About occupational radiation exposure
Some Canadian workers may be exposed to radiation in the course of their daily work activities. It is therefore important for workers, especially pregnant women, to limit their exposure to radiation in their workplaces.
On this page:
- Occupational exposure
- Pathways of exposure
- Minimizing risk of occupational radiation exposure
- Monitoring workplace radiation exposure
- More information
Ionizing radiation is the type of radiation to which people who work in the nuclear industry or around x-ray equipment in medical institutions or laboratories are exposed.
A millisievert (mSv) is the unit used to measure the amount of radiation received. The amount of natural background radiation you receive each year in Canada is between 2 and 4 mSv.
The maximum amount of radiation people are allowed to receive in the workplace is regulated. The Canadian Nuclear Safety Commission sets a limit of 50 mSv in a single year and 100 mSv over 5 years (a 20 mSv per year average).

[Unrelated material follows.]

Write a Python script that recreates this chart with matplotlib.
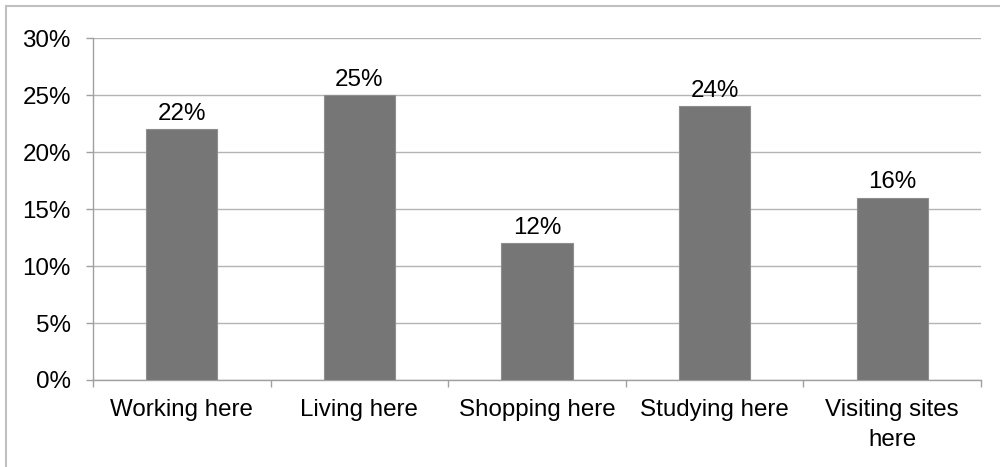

The limit for a pregnant worker, once pregnancy has been declared, is 4 mSv for the remainder of the pregnancy.
Provinces also have workplace radiation protection regulations, which vary from province to province. Radiation exposure limits are also set under the Canada Labour Code.
These various regulations and safe practices ensure that most people who are exposed to workplace radiation receive far below 20 mSv per year. While exposure levels vary by job, the average yearly radiation exposure of a monitored worker is about 0.3 mSv.
Pathways of exposure
There are two ways, or pathways that people can be exposed to radiation:
- Internal exposure occurs when radioactive dust or gases get inside the body and irradiate it from within. Radioactive particles can be inhaled, ingested or absorbed through the skin.
- External exposure occurs when a person has been physically close to a source of radiation. The penetrating radiation emitted by the source travels through the air and irradiates the person.
Knowing the pathway by which a person was exposed is important for determining the radiation dose received and appropriate monitoring is available for each of these pathways.
Minimizing risk of occupational radiation exposure
Many people who are exposed to radiation in the workplace wear a dosimeter, a badge that measures the accumulated exposure to radiation over a period of time, usually three months. A dosimeter can help ensure that best practices are followed to keep doses as low as can reasonably be achieved. Dosimeters are inexpensive and most employers supply them to workers exposed to radiation. In some jurisdictions dosimeters are required. A dosimeter will allow you monitor your exposure to radiation on a regular basis and will help occupational health specialists assess the risk in case of accidental exposure.
If you are pregnant, or thinking about becoming pregnant, you might also want to consider taking the following steps:
- Find out from your employer whether you should be wearing a personal dosimeter, if it is not already a requirement in your job.
- During the course of your pregnancy, have your dosimeter badge processed every two weeks, instead of at the usual 3 month intervals.
- Discuss ways of reducing your exposure with your employer. Your employer may be able to re-assign some of your tasks or rotate staff.
- For some tasks, using a lead apron may be useful in reducing unnecessary exposure to the fetus.
Monitoring workplace radiation exposure
The National Calibration Reference Centre for Bioassay and In Vivo Monitoring (NCRC) provides high quality intercomparison programs to validate measurement of internal ionizing radiation exposure of workers.
The National Dose Registry (NDR) is a centralized radiation dose record system operated by Health Canada which contains dose records of all monitored radiation workers in Canada.
The National Dosimetry Services (NDS) provides occupational monitoring for external ionizing radiation.